## BEGIN Dataset entries

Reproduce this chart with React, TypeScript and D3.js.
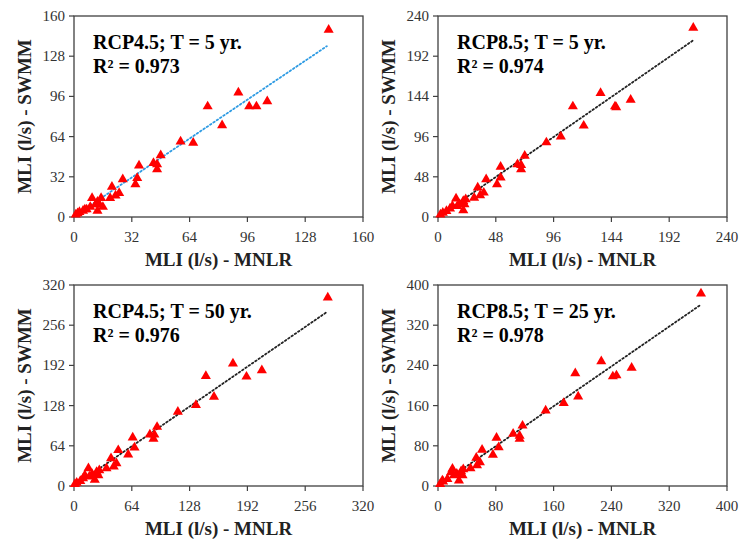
import React from 'react';
import * as d3 from 'd3';

// panel 1: RCP4.5, T = 5 yr
const p1X = [141, 91, 74, 97, 101, 107, 82, 59, 66, 48, 44, 46, 46, 36, 35, 34, 27, 21, 25, 23, 20, 10, 15, 13, 14, 16, 13, 9, 7, 5, 3, 2, 1, 6, 12];
const p1Y = [149, 99, 88, 88, 88, 92, 73, 60, 59, 49, 43, 42, 38, 41, 31, 26, 30, 24, 19, 17, 15, 15, 15, 12, 10, 8, 5, 8, 6, 5, 4, 3, 2, 6, 10];

// panel 2: RCP8.5, T = 5 yr
const p2X = [212, 135, 112, 147, 148, 160, 121, 102, 90, 72, 66, 69, 69, 52, 52, 49, 40, 33, 38, 35, 30, 15, 23, 21, 22, 21, 18, 16, 10, 7, 4, 2, 12];
const p2Y = [226, 148, 132, 132, 131, 140, 109, 96, 89, 73, 63, 62, 57, 60, 47, 39, 45, 35, 29, 26, 23, 22, 21, 19, 15, 8, 15, 13, 10, 7, 5, 3, 13];

// panel 3: RCP4.5, T = 50 yr
const p3X = [281, 176, 146, 191, 208, 155, 135, 115, 92, 84, 88, 89, 65, 67, 60, 49, 41, 47, 44, 36, 16, 28, 25, 27, 23, 20, 17, 10, 7, 3, 1, 12];
const p3Y = [300, 195, 175, 174, 184, 142, 129, 118, 94, 82, 75, 82, 77, 61, 50, 57, 44, 36, 31, 28, 28, 25, 22, 17, 10, 19, 15, 12, 8, 5, 3, 17];

// panel 4: RCP8.5, T = 25 yr
const p4X = [364, 226, 190, 242, 247, 268, 194, 174, 149, 117, 113, 113, 104, 81, 84, 76, 61, 53, 58, 54, 45, 20, 35, 32, 34, 29, 26, 22, 13, 7, 3, 18, 6];
const p4Y = [383, 248, 224, 218, 220, 235, 178, 165, 150, 120, 100, 94, 104, 96, 77, 62, 72, 56, 47, 41, 35, 34, 33, 29, 21, 11, 24, 21, 14, 9, 4, 27, 11];

const scenarios = ['RCP4.5; T = 5 yr.', 'RCP8.5; T = 5 yr.', 'RCP4.5; T = 50 yr.', 'RCP8.5; T = 25 yr.'];
const r2Values = ['0.973', '0.974', '0.976', '0.978'];
const axisMax = [160, 240, 320, 400];
const tickStep = [32, 48, 64, 80];
const trendX = [[0, 140], [0, 212], [0, 279], [0, 363]];
const trendY = [[0.5, 136], [0, 211], [0, 276], [0, 360]];
const trendColor = ['#2e9be3', '#222', '#222', '#222'];

const panelX = [p1X, p2X, p3X, p4X];
const panelY = [p1Y, p2Y, p3Y, p4Y];

const W = 741, H = 540;
const lefts = [74, 438, 74, 438];
const tops = [16, 16, 285, 285];
const pw = 289, ph = 201;
const serif = '"Liberation Serif", "Times New Roman", serif';
const tri = d3.symbol().type(d3.symbolTriangle).size(44)();

function Panel({ i }: { i: number }) {
  const max = axisMax[i];
  const x = d3.scaleLinear().domain([0, max]).range([0, pw]);
  const y = d3.scaleLinear().domain([0, max]).range([ph, 0]);
  const ticks = d3.range(0, max + 1, tickStep[i]);
  const line = d3.line<number>().x((d) => x(d)).y((d, k) => y(trendY[i][k]));

  return (
    <g transform={`translate(${lefts[i]},${tops[i]})`}>
      <rect x={0} y={0} width={pw} height={ph} fill="none" stroke="#404040" strokeWidth={1.3} />
      {ticks.map((t) => (
        <g key={'x' + t}>
          <line x1={x(t)} x2={x(t)} y1={ph} y2={ph + 5} stroke="#404040" strokeWidth={1.2} />
          <text x={x(t)} y={ph + 25} textAnchor="middle" fontSize={15} fill="#333">{t}</text>
        </g>
      ))}
      {ticks.map((t) => (
        <g key={'y' + t}>
          <line x1={-5} x2={0} y1={y(t)} y2={y(t)} stroke="#404040" strokeWidth={1.2} />
          <text x={-9} y={y(t) + 5} textAnchor="end" fontSize={15} fill="#333">{t}</text>
        </g>
      ))}
      <path d={line(trendX[i]) || ''} fill="none" stroke={trendColor[i]} strokeWidth={1.8}
        strokeDasharray="1.6,2.4" strokeLinecap="round" />
      {panelX[i].map((v, k) => (
        <path key={k} d={tri} transform={`translate(${x(v)},${y(panelY[i][k])})`} fill="#ff0000" />
      ))}
      <text x={19} y={33} fontSize={20} fontWeight="bold" fill="#000">{scenarios[i]}</text>
      <text x={19} y={57} fontSize={20} fontWeight="bold" fill="#000">R² = {r2Values[i]}</text>
      <text x={pw / 2} y={250} textAnchor="middle" fontSize={19} fontWeight="bold" fill="#222">MLI (l/s) - MNLR</text>
      <text transform={`translate(${-43},${ph / 2}) rotate(-90)`} textAnchor="middle" fontSize={19}
        fontWeight="bold" fill="#222">MLI (l/s) - SWMM</text>
    </g>
  );
}

export default function App() {
  return (
    <svg width={W} height={H} style={{ position: 'absolute', left: 0, top: 0, background: '#fff' }}
      fontFamily={serif}>
      {[0, 1, 2, 3].map((i) => <Panel key={i} i={i} />)}
    </svg>
  );
}
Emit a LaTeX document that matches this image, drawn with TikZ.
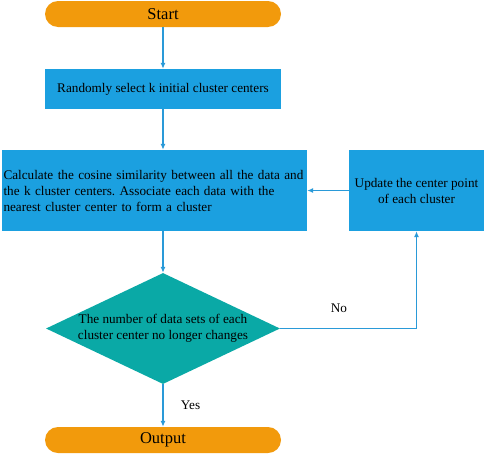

## END Dataset entries

» **Brief**: Begin at the first line of the records and please reproduce every line exactly through the one containing "7, 5, 3, 13];", leaving all pictures out.

» **Exercise result**:
Reproduce this chart with React, TypeScript and D3.js.
import React from 'react';
import * as d3 from 'd3';

// panel 1: RCP4.5, T = 5 yr
const p1X = [141, 91, 74, 97, 101, 107, 82, 59, 66, 48, 44, 46, 46, 36, 35, 34, 27, 21, 25, 23, 20, 10, 15, 13, 14, 16, 13, 9, 7, 5, 3, 2, 1, 6, 12];
const p1Y = [149, 99, 88, 88, 88, 92, 73, 60, 59, 49, 43, 42, 38, 41, 31, 26, 30, 24, 19, 17, 15, 15, 15, 12, 10, 8, 5, 8, 6, 5, 4, 3, 2, 6, 10];

// panel 2: RCP8.5, T = 5 yr
const p2X = [212, 135, 112, 147, 148, 160, 121, 102, 90, 72, 66, 69, 69, 52, 52, 49, 40, 33, 38, 35, 30, 15, 23, 21, 22, 21, 18, 16, 10, 7, 4, 2, 12];
const p2Y = [226, 148, 132, 132, 131, 140, 109, 96, 89, 73, 63, 62, 57, 60, 47, 39, 45, 35, 29, 26, 23, 22, 21, 19, 15, 8, 15, 13, 10, 7, 5, 3, 13];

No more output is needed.